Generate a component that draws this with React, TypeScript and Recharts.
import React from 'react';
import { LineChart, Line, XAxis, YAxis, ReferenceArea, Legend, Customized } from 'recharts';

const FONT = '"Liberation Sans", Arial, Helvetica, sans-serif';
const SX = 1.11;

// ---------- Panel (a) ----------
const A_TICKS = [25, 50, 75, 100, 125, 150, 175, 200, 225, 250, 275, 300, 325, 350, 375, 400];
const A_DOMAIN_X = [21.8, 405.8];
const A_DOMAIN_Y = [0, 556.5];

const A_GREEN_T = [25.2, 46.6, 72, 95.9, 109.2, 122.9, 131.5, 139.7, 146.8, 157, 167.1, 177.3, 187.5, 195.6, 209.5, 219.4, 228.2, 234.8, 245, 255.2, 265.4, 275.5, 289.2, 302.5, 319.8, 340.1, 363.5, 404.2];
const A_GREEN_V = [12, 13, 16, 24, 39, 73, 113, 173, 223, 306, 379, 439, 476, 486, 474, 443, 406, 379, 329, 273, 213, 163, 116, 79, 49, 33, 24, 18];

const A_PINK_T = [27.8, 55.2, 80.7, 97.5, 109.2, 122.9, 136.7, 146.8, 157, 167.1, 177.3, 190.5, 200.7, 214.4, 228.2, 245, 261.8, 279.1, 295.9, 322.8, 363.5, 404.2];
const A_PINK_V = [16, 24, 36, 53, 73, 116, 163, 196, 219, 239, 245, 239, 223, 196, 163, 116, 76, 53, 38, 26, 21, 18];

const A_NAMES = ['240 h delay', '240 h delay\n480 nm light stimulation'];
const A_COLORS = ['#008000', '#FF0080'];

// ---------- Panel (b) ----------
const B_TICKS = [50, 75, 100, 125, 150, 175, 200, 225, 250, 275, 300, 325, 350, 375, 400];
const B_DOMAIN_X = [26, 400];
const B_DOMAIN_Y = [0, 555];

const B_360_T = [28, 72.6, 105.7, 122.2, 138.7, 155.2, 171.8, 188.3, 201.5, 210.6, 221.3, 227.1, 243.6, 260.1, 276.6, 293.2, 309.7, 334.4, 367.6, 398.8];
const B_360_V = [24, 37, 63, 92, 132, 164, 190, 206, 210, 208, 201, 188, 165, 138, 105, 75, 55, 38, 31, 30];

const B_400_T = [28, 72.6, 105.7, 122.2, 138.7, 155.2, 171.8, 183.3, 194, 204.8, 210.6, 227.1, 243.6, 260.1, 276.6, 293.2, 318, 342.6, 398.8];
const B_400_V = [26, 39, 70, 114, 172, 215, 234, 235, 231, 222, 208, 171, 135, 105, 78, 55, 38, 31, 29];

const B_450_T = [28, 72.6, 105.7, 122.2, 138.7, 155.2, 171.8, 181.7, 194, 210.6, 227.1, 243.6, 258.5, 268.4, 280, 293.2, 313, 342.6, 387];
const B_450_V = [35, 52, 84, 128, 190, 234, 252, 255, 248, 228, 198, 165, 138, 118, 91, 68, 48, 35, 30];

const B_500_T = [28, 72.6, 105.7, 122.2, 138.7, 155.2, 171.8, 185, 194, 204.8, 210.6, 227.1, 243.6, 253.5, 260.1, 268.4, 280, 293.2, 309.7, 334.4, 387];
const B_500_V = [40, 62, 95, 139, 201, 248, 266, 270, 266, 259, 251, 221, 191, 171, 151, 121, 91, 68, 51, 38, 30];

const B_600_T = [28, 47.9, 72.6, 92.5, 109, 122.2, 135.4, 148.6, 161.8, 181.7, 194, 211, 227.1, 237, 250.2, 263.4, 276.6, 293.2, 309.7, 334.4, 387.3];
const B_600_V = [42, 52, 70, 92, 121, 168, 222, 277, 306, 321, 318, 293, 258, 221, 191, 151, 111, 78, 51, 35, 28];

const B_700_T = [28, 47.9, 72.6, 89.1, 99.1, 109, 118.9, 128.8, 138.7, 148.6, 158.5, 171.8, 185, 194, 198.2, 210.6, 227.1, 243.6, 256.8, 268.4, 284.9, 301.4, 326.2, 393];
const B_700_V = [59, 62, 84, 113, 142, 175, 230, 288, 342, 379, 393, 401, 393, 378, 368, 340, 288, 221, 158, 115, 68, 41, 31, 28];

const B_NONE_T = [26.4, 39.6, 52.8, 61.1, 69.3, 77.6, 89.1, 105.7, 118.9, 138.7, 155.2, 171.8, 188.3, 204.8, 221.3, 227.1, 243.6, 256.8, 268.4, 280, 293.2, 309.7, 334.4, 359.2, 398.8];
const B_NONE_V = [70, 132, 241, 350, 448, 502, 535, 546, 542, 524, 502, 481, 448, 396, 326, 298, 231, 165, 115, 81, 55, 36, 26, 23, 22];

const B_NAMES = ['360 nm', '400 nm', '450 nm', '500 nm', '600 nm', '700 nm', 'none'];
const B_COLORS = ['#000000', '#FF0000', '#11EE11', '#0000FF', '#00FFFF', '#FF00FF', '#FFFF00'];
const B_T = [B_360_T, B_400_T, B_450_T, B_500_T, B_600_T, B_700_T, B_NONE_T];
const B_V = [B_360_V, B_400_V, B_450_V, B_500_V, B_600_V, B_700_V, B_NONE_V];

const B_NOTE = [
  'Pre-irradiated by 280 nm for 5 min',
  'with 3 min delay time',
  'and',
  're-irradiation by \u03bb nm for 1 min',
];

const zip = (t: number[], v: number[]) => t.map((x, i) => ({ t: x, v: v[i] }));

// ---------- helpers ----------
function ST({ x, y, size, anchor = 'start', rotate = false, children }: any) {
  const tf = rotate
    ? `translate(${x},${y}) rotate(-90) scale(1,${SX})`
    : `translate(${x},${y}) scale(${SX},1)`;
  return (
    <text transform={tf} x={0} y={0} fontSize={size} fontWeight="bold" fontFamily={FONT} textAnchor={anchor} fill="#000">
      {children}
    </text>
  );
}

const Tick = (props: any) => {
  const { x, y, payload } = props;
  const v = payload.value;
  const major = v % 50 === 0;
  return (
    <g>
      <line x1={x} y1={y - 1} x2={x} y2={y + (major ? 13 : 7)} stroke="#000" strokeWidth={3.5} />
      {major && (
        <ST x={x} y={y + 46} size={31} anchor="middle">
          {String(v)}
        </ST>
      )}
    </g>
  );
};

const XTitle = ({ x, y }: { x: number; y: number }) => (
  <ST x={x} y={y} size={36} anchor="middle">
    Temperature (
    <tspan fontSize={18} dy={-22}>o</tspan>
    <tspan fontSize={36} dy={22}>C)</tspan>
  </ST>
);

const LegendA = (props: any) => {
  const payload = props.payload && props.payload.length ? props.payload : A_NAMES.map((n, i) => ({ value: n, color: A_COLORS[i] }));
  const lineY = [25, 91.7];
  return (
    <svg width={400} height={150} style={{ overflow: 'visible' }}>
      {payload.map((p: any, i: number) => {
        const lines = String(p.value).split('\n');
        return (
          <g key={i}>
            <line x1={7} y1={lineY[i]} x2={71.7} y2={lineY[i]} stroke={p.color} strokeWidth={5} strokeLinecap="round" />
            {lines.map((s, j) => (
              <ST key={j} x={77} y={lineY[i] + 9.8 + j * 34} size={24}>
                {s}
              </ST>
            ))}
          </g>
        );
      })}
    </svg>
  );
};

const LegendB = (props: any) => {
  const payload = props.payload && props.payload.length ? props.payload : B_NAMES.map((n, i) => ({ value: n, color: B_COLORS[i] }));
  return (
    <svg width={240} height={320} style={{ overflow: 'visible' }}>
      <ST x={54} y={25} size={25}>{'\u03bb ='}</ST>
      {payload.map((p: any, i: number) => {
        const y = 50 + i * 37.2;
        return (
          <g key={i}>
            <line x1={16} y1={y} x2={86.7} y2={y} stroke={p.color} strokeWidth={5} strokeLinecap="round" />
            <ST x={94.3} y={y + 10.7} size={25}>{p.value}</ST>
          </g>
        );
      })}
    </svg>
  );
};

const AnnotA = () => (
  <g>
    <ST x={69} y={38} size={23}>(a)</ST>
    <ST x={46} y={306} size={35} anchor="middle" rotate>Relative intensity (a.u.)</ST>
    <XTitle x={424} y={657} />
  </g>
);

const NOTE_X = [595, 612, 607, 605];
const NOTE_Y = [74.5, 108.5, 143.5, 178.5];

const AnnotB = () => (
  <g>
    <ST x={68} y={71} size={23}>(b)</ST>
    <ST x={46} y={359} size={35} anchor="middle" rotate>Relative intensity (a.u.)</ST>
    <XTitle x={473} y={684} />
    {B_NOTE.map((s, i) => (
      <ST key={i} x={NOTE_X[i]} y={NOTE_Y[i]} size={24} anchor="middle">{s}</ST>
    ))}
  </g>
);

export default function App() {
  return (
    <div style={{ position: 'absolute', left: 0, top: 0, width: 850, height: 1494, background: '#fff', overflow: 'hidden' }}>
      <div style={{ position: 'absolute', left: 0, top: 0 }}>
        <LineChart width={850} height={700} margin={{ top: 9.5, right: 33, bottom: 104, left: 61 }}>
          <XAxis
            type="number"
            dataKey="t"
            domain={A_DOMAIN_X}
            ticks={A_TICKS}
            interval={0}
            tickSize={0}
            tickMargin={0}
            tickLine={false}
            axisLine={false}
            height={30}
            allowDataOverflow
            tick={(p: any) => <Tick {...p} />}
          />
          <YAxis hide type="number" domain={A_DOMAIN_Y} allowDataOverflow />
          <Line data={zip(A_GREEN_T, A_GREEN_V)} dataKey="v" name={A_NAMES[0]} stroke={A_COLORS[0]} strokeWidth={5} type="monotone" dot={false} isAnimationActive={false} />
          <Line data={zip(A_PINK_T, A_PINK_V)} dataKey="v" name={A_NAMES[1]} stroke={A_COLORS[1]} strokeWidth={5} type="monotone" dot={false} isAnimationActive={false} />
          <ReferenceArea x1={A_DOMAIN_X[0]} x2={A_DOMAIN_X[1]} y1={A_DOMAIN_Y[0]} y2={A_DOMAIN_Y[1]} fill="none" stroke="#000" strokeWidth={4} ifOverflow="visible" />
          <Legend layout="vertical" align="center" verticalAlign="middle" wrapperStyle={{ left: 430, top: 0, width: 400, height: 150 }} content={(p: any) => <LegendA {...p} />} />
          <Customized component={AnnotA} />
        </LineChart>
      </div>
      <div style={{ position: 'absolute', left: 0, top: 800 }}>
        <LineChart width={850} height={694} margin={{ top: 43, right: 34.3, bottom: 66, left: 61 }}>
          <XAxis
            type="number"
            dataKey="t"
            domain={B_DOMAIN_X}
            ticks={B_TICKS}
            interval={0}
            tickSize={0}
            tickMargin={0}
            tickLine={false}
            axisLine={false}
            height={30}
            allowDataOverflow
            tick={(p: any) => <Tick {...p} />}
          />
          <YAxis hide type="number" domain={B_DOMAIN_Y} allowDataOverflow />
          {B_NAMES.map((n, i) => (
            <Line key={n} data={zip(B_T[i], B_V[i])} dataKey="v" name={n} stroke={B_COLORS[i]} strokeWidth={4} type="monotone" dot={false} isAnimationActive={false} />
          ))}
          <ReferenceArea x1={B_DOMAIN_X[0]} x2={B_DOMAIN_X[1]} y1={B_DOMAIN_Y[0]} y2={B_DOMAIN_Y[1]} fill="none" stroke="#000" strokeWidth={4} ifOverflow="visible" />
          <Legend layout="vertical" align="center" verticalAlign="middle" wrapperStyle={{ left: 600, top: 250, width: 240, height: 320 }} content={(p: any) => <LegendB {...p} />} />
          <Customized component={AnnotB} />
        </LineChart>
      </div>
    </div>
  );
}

==

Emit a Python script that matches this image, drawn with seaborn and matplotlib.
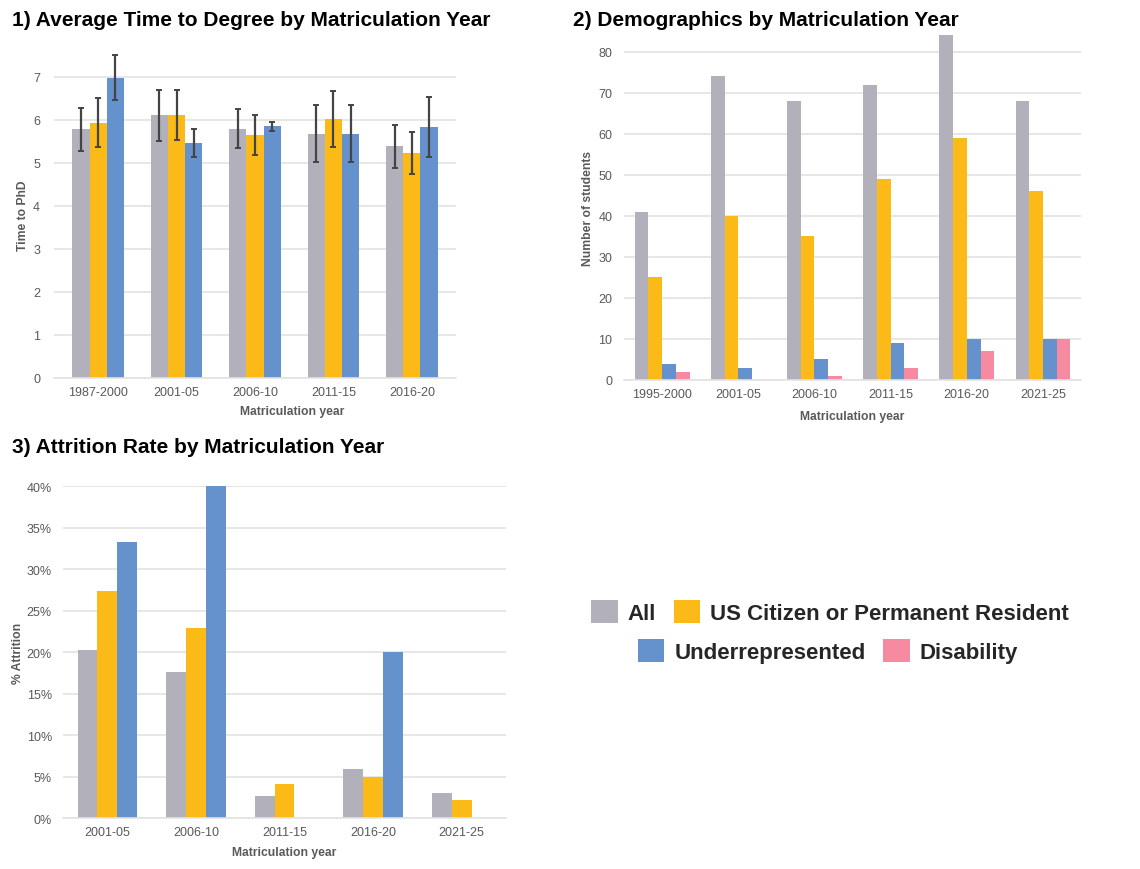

Problem description
Return exactly the lines from the line that has "Generate a component" to the line that has "38, 31, 30];", both of them included.

Answer to this task
Generate a component that draws this with React, TypeScript and Recharts.
import React from 'react';
import { LineChart, Line, XAxis, YAxis, ReferenceArea, Legend, Customized } from 'recharts';

const FONT = '"Liberation Sans", Arial, Helvetica, sans-serif';
const SX = 1.11;

// ---------- Panel (a) ----------
const A_TICKS = [25, 50, 75, 100, 125, 150, 175, 200, 225, 250, 275, 300, 325, 350, 375, 400];
const A_DOMAIN_X = [21.8, 405.8];
const A_DOMAIN_Y = [0, 556.5];

const A_GREEN_T = [25.2, 46.6, 72, 95.9, 109.2, 122.9, 131.5, 139.7, 146.8, 157, 167.1, 177.3, 187.5, 195.6, 209.5, 219.4, 228.2, 234.8, 245, 255.2, 265.4, 275.5, 289.2, 302.5, 319.8, 340.1, 363.5, 404.2];
const A_GREEN_V = [12, 13, 16, 24, 39, 73, 113, 173, 223, 306, 379, 439, 476, 486, 474, 443, 406, 379, 329, 273, 213, 163, 116, 79, 49, 33, 24, 18];

const A_PINK_T = [27.8, 55.2, 80.7, 97.5, 109.2, 122.9, 136.7, 146.8, 157, 167.1, 177.3, 190.5, 200.7, 214.4, 228.2, 245, 261.8, 279.1, 295.9, 322.8, 363.5, 404.2];
const A_PINK_V = [16, 24, 36, 53, 73, 116, 163, 196, 219, 239, 245, 239, 223, 196, 163, 116, 76, 53, 38, 26, 21, 18];

const A_NAMES = ['240 h delay', '240 h delay\n480 nm light stimulation'];
const A_COLORS = ['#008000', '#FF0080'];

// ---------- Panel (b) ----------
const B_TICKS = [50, 75, 100, 125, 150, 175, 200, 225, 250, 275, 300, 325, 350, 375, 400];
const B_DOMAIN_X = [26, 400];
const B_DOMAIN_Y = [0, 555];

const B_360_T = [28, 72.6, 105.7, 122.2, 138.7, 155.2, 171.8, 188.3, 201.5, 210.6, 221.3, 227.1, 243.6, 260.1, 276.6, 293.2, 309.7, 334.4, 367.6, 398.8];
const B_360_V = [24, 37, 63, 92, 132, 164, 190, 206, 210, 208, 201, 188, 165, 138, 105, 75, 55, 38, 31, 30];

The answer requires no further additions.